We can’t be separated from him anymore than your body can be separated from the head. You’ve got to have it and the building has to have the foundation and the sheep have to have the shepherd and and the vine can the branches can’t exist without the vine. All of these things speak of our union with Christ.
We have no life apart from him. Now let me make this application to Faith Baptist Church that I’m speaking to. We are the family of God and not just us, every believer that knows Jesus Christ as Savior. So you know why the New Testament emphasizes what we’re doing right here, this gathering together. We’re family.
As a matter of fact, these unions that we have with one another right here are even more serious than the unions you have in your earthly family. God is our father. Jesus Christ is our older brother and we are brothers and sisters in Christ. We come here for healing. We come here for encouragement. When the rest of the world may let us down, we come to God’s family where the spirit lives and where regenerated people are.
This is our union together as part of that body of Christ. Now I say in verse 21 we have a defense then to be made. So he says here, I do not, I think here Paul’s going back to Peter.
Okay, he’s kind of given his lecture here about justification, sanctification, crucifixion and so forth. Now he goes back to Peter. I do not set aside the grace of God.
You are Peter. You’re setting aside the grace of God. Oh well, for right now I’m going to live by the law. For right now I’ll put the grace over here on the shelf but I need to do what these Judaizers say I need to be doing. I do not, I do not, he says, Paul says, set aside the grace of God. If righteousness comes through the law, is that what you’re trying to do Peter? You’re trying to live a righteous life by keeping the law that has been done away that Jesus fulfilled?
Is that what you’re trying to do? Then let me ask you this Peter, why did Jesus die? What advantage is that that Jesus died for you? you. And that’s what he asks. It’s in vain.
He didn’t need to do that. You do it. You live for yourself. You live for your sins.

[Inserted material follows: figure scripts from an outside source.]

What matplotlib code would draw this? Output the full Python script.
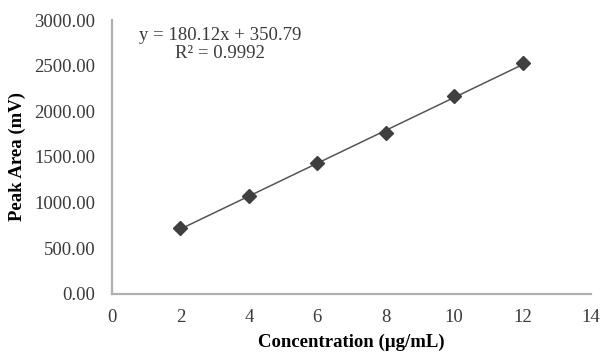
import numpy as np
import matplotlib.pyplot as plt

plt.rcParams['font.family'] = ['Liberation Serif', 'DejaVu Serif']

# calibration data
conc = [2, 4, 6, 8, 10, 12]
peak_area = [720, 1075, 1436, 1762, 2167, 2528]
slope = 180.12
intercept = 350.79
r_squared = 0.9992

fig = plt.figure(figsize=(6.02, 3.54), dpi=100)
ax = fig.add_axes([0.186, 0.1695, 0.796, 0.774])

x_fit = np.array([conc[0], conc[-1]])
ax.plot(x_fit, slope * x_fit + intercept, color='#555555', lw=1.1, zorder=2)
ax.plot(conc, peak_area, linestyle='none', marker='D', markersize=7.5,
        color='#3f3f3f', zorder=3)

ax.set_xlim(0, 14)
ax.set_ylim(0, 3000)
ax.set_xticks(range(0, 15, 2))
ax.set_yticks(range(0, 3001, 500))
ax.set_yticklabels([f"{v:.2f}" for v in range(0, 3001, 500)])
ax.tick_params(axis='y', length=0, labelsize=13.5, colors='#3a3a3a', pad=12)
ax.tick_params(axis='x', length=0, labelsize=13.5, colors='#3a3a3a', pad=11)

for side in ['top', 'right']:
    ax.spines[side].set_visible(False)
for side in ['left', 'bottom']:
    ax.spines[side].set_color('#b0b0b0')
    ax.spines[side].set_linewidth(1.6)

ax.set_xlabel("Concentration (µg/mL)", fontsize=13.5, fontweight='bold', labelpad=5)
ax.set_ylabel("Peak Area (mV)", fontsize=13.5, fontweight='bold', labelpad=6)

ax.text(0.225, 0.975, f"y = {slope}x + {intercept}\nR² = {r_squared}",
        transform=ax.transAxes, ha='center', va='top', fontsize=13.5,
        color='#3a3a3a', linespacing=1.05)

fig.savefig("out.png", dpi=100)
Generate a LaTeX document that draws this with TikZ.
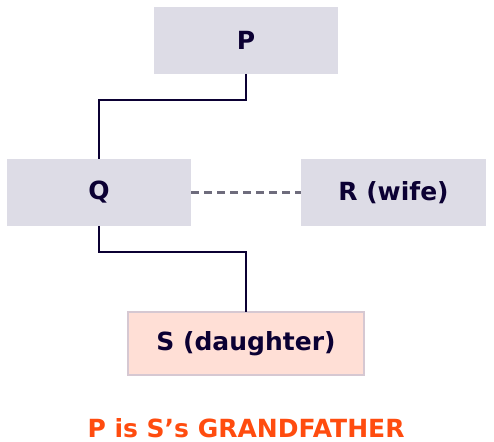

You live to have a righteous life. It’s quite a chapter, isn’t it? Colossians chapter 2 to say all of this, and then you have end of quotation. And after we have this little historical passage about what the Bible says Paul is saying to Peter, Peter and Paul both will live by this. I love Peter’s attitude in this because he’s a humble man and he’s a knowledgeable man. And as soon as he sees what he’s done wrong and he’s corrected by a loving brethren, we never again see Peter acting like that.
And even in his own books that he writes, wonderful books, saying the same things that Paul is saying. We can follow Peter’s example here by the way because how many of us kind of go down the wrong path sometimes? How many of us get wrongheaded and wrong thinking about something? We need to be corrected by somebody like Paul, somebody who loves us, somebody who cares about us, and then we do the right thing and we say, thank you.

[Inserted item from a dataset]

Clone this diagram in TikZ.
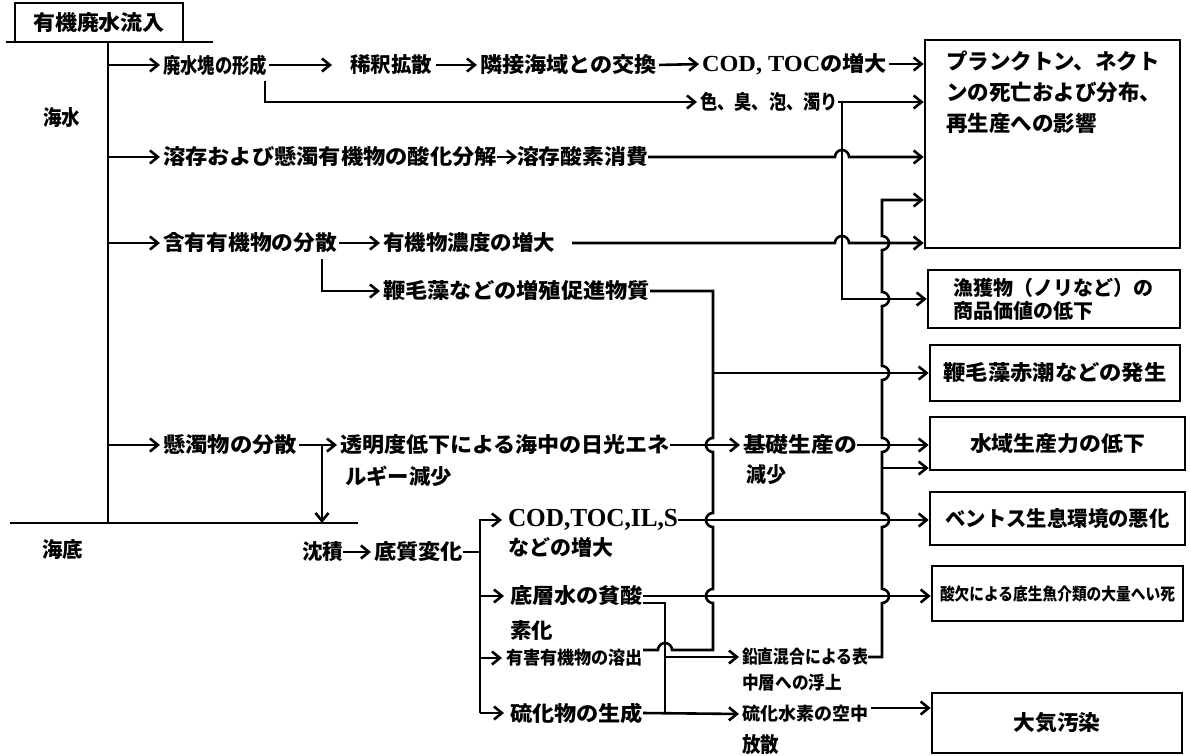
\documentclass[tikz,border=0pt]{standalone}
\usepackage{fontspec}
\usepackage{graphicx}
\setmainfont{Noto Sans CJK JP}
\newfontfamily\lat{Liberation Serif}
\usetikzlibrary{arrows.meta,calc}
\newcommand\fw[2]{\resizebox{#1pt}{\height}{#2}}
\begin{document}
\begin{tikzpicture}[x=1pt,y=-1pt,
  every node/.append style={font=\bfseries},
  ln/.style={line width=2.6pt, line join=miter},
  arr/.style={ln, -{Straight Barb[length=8pt,width=13pt]}},
  arrt/.style={arr, shorten >=3pt},
  lbl/.style={inner sep=0pt, outer sep=0pt, anchor=west, font=\fontsize{21}{24}\selectfont\bfseries},
  sml/.style={lbl, font=\fontsize{18}{20}\selectfont\bfseries},
  bx/.style={draw, line width=2.6pt, inner sep=0pt, font=\fontsize{21}{24}\selectfont\bfseries}]
\useasboundingbox (0,0) rectangle (1191,755);

% ---------- boxes ----------
\node[bx, minimum width=168pt, minimum height=39pt] (inflow) at (99,22.5) {\fw{132}{有機廃水流入}};
\node[bx, minimum width=255pt, minimum height=208pt] (B1) at (1052.5,144) {};
\node[anchor=north west, align=left, inner sep=0pt, font=\fontsize{21.5}{31}\selectfont\bfseries] (b1t) at (946,51)
  {プランクトン、ネクト\\ンの死亡および分布、\\再生産への影響};
\node[bx, minimum width=252pt, minimum height=58pt, text width=202pt, inner xsep=25pt, align=left,
  font=\fontsize{20}{23}\selectfont\bfseries] (B2) at (1054,299) {漁獲物（ノリなど）の\\商品価値の低下};
\node[bx, minimum width=250pt, minimum height=56pt] (B3) at (1055,373) {\fw{223}{鞭毛藻赤潮などの発生}};
\node[bx, minimum width=255pt, minimum height=53pt] (B4) at (1057.5,443.5) {\fw{175}{水域生産力の低下}};
\node[bx, minimum width=255pt, minimum height=53pt] (B5) at (1057.5,518.5) {\fw{224}{ベントス生息環境の悪化}};
\node[bx, minimum width=251pt, minimum height=55pt, font=\fontsize{17}{20}\selectfont\bfseries] (B6) at (1057.5,593.5) {\fw{235}{酸欠による底生魚介類の大量へい死}};
\node[bx, minimum width=250pt, minimum height=60pt] (B7) at (1057,723) {\fw{87}{大気汚染}};

% ---------- labels ----------
\node[lbl] (kaisui) at (43,118) {\fw{37}{海水}};
\node[lbl] (kaitei) at (42,550) {\fw{41}{海底}};
\node[lbl] (n1) at (163,65) {\fw{104}{廃水塊の形成}};
\node[lbl] (n2) at (350,65) {\fw{82}{稀釈拡散}};
\node[lbl] (n3) at (480,65) {\fw{177}{隣接海域との交換}};
\node[lbl] (n4) at (702,64) {\fw{185}{{\lat\fontsize{23}{24}\selectfont\bfseries COD, TOC}の増大}};
\node[lbl, font=\fontsize{20}{22}\selectfont\bfseries] (n5) at (700,102) {\fw{138}{色、臭、泡、濁り}};
\node[lbl] (n6) at (163,157) {\fw{334}{溶存および懸濁有機物の酸化分解}};
\node[lbl] (n7) at (517,157) {\fw{131}{溶存酸素消費}};
\node[lbl] (n8) at (163,243) {\fw{174}{含有有機物の分散}};
\node[lbl] (n9) at (383,243) {\fw{172}{有機物濃度の増大}};
\node[lbl] (n10) at (383,291) {\fw{267}{鞭毛藻などの増殖促進物質}};
\node[lbl] (n11) at (163,445) {\fw{134}{懸濁物の分散}};
\node[lbl] (n12) at (340,445) {\fw{330}{透明度低下による海中の日光エネ}};
\node[lbl] (n12b) at (345,476) {\fw{107}{ルギー減少}};
\node[lbl] (n13) at (302,552) {\fw{41}{沈積}};
\node[lbl] (n14) at (374,552) {\fw{89}{底質変化}};
\node[lbl] (n15) at (508,520) {\fw{170}{\lat\fontsize{26}{28}\selectfont\bfseries COD,TOC,IL,S}};
\node[lbl] (n15b) at (508,547) {\fw{105}{などの増大}};
\node[lbl] (n16) at (510,596) {\fw{133}{底層水の貧酸}};
\node[lbl] (n16b) at (510,630) {\fw{43}{素化}};
\node[sml] (n17) at (506,658) {\fw{137}{有害有機物の溶出}};
\node[lbl] (n18) at (510,713) {\fw{133}{硫化物の生成}};
\node[lbl] (n19) at (743,445) {\fw{114}{基礎生産の}};
\node[lbl] (n19b) at (746,475) {\fw{40}{減少}};
\node[sml] (n20) at (742,657) {\fw{126}{鉛直混合による表}};
\node[sml] (n20b) at (742,683) {\fw{100}{中層への浮上}};
\node[sml] (n21) at (742,714) {\fw{126}{硫化水素の空中}};
\node[lbl] (n21b) at (742,745) {\fw{37}{放散}};

% ---------- bus coordinates ----------
\coordinate (tl) at (6,42);   \coordinate (tr) at (213,42);
\coordinate (m0) at (108,42); \coordinate (m1) at (108,523);
\coordinate (sl) at (10,523); \coordinate (sr) at (358,523);
\coordinate (vA) at (842,0);  \coordinate (vB) at (882,0);
\coordinate (vC) at (713,0);  \coordinate (vD) at (665,0);
\coordinate (vE) at (480,0);
\coordinate (vBt) at (882,200);
\coordinate (b4b) at (882,468);
\coordinate (yu) at ([yshift=8pt]n17.east);
\coordinate (hd) at ([yshift=-7pt]n16.east);
\coordinate (dd) at ($(n11.east)+(25,0)$);
\coordinate (k1) at ($(n1.south east)+(-2,6)$);
\coordinate (k2) at ($(n8.south east)+(-15,6)$);

% ---------- main lines ----------
\draw[ln] (tl) -- (tr);
\draw[ln] (m0) -- (m1);
\draw[ln] (sl) -- (sr);
\draw[arrt] (m0 |- n1.west) -- (n1.west);
\draw[arrt] (m0 |- n6.west) -- (n6.west);
\draw[arrt] (m0 |- n8.west) -- (n8.west);
\draw[arrt] (m0 |- n11.west) -- (n11.west);

% row 1
\draw[arr, shorten <=2pt] (n1.east) -- ([xshift=-18pt]n2.west);
\draw[arrt, shorten <=4pt] (n2.east) -- (n3.west);
\draw[arrt, shorten <=2pt] (n3.east) -- (n4.west);
\draw[arr, shorten <=2pt] (n4.east) -- (n4.east -| B1.west);
\draw[arrt] (k1) |- (n5.west);
\draw[ln] (n5.east) -- (vA |- n5.east);
\draw[arr] (n5.east) -- (n5.east -| B1.west);
\draw[arr] (vA |- n5.east) |- (B2.west);

% row 2
\draw[arr] (n6.east) -- (n7.west);
\draw[arr] (n7.east) -- ($(vA |- n7.east)+(-7,0)$) arc[start angle=180,end angle=360,radius=7]
  -- (n7.east -| B1.west);

% row 3
\draw[arrt, shorten <=2pt] (n8.east) -- (n9.west);
\draw[arr] ([xshift=17pt]n9.east) -- ($(vA |- n9.east)+(-7,0)$) arc[start angle=180,end angle=360,radius=7]
  -- (n9.east -| B1.west);
\draw[arrt] (k2) |- (n10.west);

% vC bus
\draw[ln] (n10.east) -- (vC |- n10.east)
  -- ($(vC |- n12.east)+(0,-7)$) arc[start angle=270,end angle=90,radius=7]
  -- ($(vC |- n15.east)+(0,-7)$) arc[start angle=270,end angle=90,radius=7]
  -- ($(vC |- n16.east)+(0,-7)$) arc[start angle=270,end angle=90,radius=7]
  -- (vC |- yu) -- ($(vD |- yu)+(7,0)$) arc[start angle=0,end angle=-180,radius=7] -- (yu);
\draw[arr] (vC |- B3.west) -- (B3.west);

% suspended matter
\draw[arrt, shorten <=2pt] (n11.east) -- (n12.west);
\draw[arr] (dd) -- (dd |- sr);
\draw[arrt] (n12.east) -- (n19.west);
\draw[arr] (n19.east) -- (n19.east -| B4.west);

% vB bus
\draw[arr] (n20.east) -- (vB |- n20.east)
  -- ($(vB |- n16.east)+(0,7)$) arc[start angle=90,end angle=-90,radius=7]
  -- ($(vB |- n15.east)+(0,7)$) arc[start angle=90,end angle=-90,radius=7]
  -- ($(vB |- n19.east)+(0,7)$) arc[start angle=90,end angle=-90,radius=7]
  -- ($(vB |- B3.west)+(0,7)$) arc[start angle=90,end angle=-90,radius=7]
  -- ($(vB |- B2.west)+(0,7)$) arc[start angle=90,end angle=-90,radius=7]
  -- ($(vB |- n9.east)+(0,7)$) arc[start angle=90,end angle=-90,radius=7]
  -- (vBt) -- (B1.west |- vBt);
\draw[arr] (b4b) -- (B4.west |- b4b);

% sediment
\draw[arrt] (n13.east) -- (n14.west);
\draw[ln] (n14.east) -- (vE |- n14.east);
\draw[arr, shorten >=6pt] (vE |- n18.west) -- (vE |- n15.west) -- (n15.west);
\draw[arr, shorten >=6pt] (vE |- n18.west) -- (n18.west);
\draw[arr, shorten >=6pt] (vE |- n16.west) -- (n16.west);
\draw[arr, shorten >=4pt] (vE |- n17.west) -- (n17.west);
\draw[arr] (n15.east) -- (n15.east -| B5.west);
\draw[arr] (n16.east) -- (n16.east -| B6.west);

% vD bus
\draw[ln] (hd) -- (vD |- hd) -- (vD |- n18.east) -- (n18.east);
\draw[arrt] (vD |- n20.west) -- (n20.west);
\draw[arrt] (n18.east) -- (n21.west);
\draw[arr, shorten <=3pt] ([yshift=6pt]n21.east) -- ([yshift=6pt]n21.east -| B7.west);
\end{tikzpicture}
\end{document}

I needed that. And Paul also. Paul’s kind of the hard guy. He had an argument with Barnabas too, and Barnabas is kind of the soft-hearted guy. Paul’s kind of the no messin’ around type of guy. But you know what? You need those guys too.
You know those guys who aren’t afraid to say it, who say it plainly and say it even to you when you need to hear it. Okay. So he did. Here are three important times in your life that we’ve learned from chapter two, and I’ll end with this. First of all is your repentance. You came to the end of yourself. I’m speaking to believers now, but you came to the end of yourself. You came to a time when you heard the gospel and you heard about sin and you realized you were on your way to hell, the place where sinners go.

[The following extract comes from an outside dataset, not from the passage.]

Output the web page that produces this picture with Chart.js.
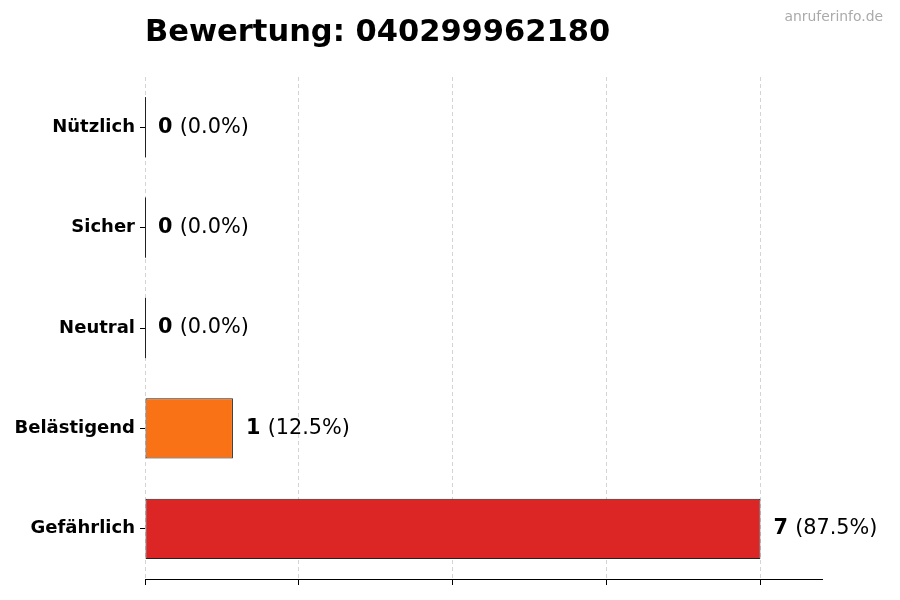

And you said, I’ve got to do something about this. The second time in your life was your salvation. Then when you understood that Jesus Christ died in your place and took that sin for you, and that if you accept him by faith, you give him your sin and he gives you his righteousness, that was the moment you got saved. You were justified before the judge at that moment. Now the third important time is your Christian life which you’re living now.
So I’d lump that all together. You are going to walk as Jesus walked. You are going to do the things that Jesus and the Holy Spirit within you leads you to do. And we find that basically in the New Testament. We find that in Matthew, Mark, Luke and John. We walk as he walked.
And even Paul will say, you follow me as I follow Christ. He’s in the family too, you know. He’s our older brother too.
He’s our perfect example. Not as the law necessarily, but as the law fulfilled her, as the one who fulfilled it all and did perfectly. And all of that is by faith in what Jesus has done for you. And you’ll find your life successful. You’ll find your life fulfilling hardships and hard times and illnesses and all the rest will not affect you because you’re walking with Christ who suffered all of those things also for you.
That’ll be a great life and I hope you know it. Stand out with me if you will. And let’s pray and let’s ask the Lord to search our hearts with these words from this chapter and respond in the way God would have us respond. Let’s pray.
Father, thank you for the words of this second chapter of Galatians. Thank you for Peter and Paul, the church at Antioch, for Barnabas, for those good people who made a mistake, found out that they did and did the right thing. Thank you for that. May we always be people like that too. And then Father, help us to see all of the riches that we have in Christ as we continue through this book and see all that Jesus has done for us and see how to live and follow him in that life. We pray, Father, you would bless us and grow us and help us, Father, to be better servants of yours. So now, Father, speak to our hearts in the way that we need, the way that you have impressed on our hearts today. Cause us to confess our sins before you. Cause us to cry out to you for help in our Christian life. And Father, I pray you would bless us in these things and we would ask it in Jesus’ name. Amen.
Again, I’m always here while we’re singing a song or as the services are closed, if you need help from the scripture, you see me and let’s get this thing taken care of before you leave today.